What young America deserves

Young Americans have many reasons to be frustrated. They were told to study, work hard, and follow the rules — and many did, only to find the goalposts moved again and again. But tearing down the entire house does not make it fairer; it only leaves everyone standing in the rubble.

Capitalism is not a perfect system. It is flawed because people are flawed, but it remains the only system that rewards creativity and effort rather than punishing them. The answer is not revolution but renewal — moral, cultural, and spiritual.

It means restoring honesty to markets, integrity to government, and faith to the heart of our nation. A people who forsake God will always turn to government for salvation, and that road always ends in dependency and decay.

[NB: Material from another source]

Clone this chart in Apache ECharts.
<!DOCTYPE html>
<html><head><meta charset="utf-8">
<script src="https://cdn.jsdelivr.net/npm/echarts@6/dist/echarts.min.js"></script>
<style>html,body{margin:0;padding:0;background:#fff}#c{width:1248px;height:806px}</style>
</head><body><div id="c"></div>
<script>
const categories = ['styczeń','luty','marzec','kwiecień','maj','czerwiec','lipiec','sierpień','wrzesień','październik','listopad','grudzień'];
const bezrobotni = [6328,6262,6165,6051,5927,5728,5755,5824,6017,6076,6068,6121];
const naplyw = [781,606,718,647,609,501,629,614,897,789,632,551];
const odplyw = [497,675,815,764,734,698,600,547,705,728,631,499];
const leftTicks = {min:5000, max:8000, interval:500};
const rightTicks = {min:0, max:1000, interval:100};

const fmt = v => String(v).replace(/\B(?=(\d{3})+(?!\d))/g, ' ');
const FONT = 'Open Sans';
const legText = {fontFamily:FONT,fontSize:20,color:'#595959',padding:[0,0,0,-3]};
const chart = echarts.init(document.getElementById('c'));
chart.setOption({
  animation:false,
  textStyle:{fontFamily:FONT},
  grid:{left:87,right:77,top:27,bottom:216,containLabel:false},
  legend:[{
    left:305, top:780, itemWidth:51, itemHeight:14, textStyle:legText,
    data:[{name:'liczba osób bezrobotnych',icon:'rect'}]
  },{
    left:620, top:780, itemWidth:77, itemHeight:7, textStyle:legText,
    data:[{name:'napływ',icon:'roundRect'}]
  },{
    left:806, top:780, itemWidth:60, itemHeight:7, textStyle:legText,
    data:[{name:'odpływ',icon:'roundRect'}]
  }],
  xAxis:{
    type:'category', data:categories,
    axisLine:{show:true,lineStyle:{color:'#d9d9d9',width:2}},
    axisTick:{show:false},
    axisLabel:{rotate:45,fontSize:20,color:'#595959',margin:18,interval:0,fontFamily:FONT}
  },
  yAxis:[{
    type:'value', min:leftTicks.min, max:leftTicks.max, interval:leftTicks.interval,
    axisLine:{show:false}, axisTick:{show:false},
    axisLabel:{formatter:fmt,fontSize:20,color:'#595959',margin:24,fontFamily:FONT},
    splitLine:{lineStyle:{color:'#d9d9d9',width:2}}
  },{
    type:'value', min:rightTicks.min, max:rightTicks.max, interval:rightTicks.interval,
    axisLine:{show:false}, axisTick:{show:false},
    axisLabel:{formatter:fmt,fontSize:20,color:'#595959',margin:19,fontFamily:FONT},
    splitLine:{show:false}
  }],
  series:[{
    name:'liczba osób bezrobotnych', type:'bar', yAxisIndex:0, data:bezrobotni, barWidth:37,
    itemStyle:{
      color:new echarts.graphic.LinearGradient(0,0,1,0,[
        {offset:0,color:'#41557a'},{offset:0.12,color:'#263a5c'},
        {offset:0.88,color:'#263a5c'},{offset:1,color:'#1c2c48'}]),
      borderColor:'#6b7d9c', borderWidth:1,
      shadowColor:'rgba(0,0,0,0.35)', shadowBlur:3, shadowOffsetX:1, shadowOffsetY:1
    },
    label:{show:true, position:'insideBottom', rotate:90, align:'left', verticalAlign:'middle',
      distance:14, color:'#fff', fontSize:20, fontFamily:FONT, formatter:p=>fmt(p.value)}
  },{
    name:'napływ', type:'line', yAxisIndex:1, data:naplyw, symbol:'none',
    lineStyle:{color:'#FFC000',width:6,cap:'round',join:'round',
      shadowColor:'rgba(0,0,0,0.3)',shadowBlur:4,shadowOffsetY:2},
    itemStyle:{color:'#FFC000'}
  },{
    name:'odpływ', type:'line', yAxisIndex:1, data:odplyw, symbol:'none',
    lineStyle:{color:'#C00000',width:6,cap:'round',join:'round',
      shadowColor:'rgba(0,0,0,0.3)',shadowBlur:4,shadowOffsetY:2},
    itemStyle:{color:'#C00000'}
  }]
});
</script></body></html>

Freedom demands something of us. It requires faith, discipline, and courage. It expects citizens to govern themselves before others govern them. That is the truth this generation deserves to hear again — that liberty is not a gift from the state but a calling from God.

Socialism always begins with promises and ends with permission. It tells you what to drive, what to say, what to believe, all in the name of fairness. But real fairness is not everyone sharing the same chains — it is everyone having the same chance.

The American dream was never about guarantees. It was about the right to try, to fail, and try again. That freedom built the most prosperous nation in history, and it can do so again if we remember that liberty is not a handout but a duty.

Socialism does not offer salvation. It requires subservience.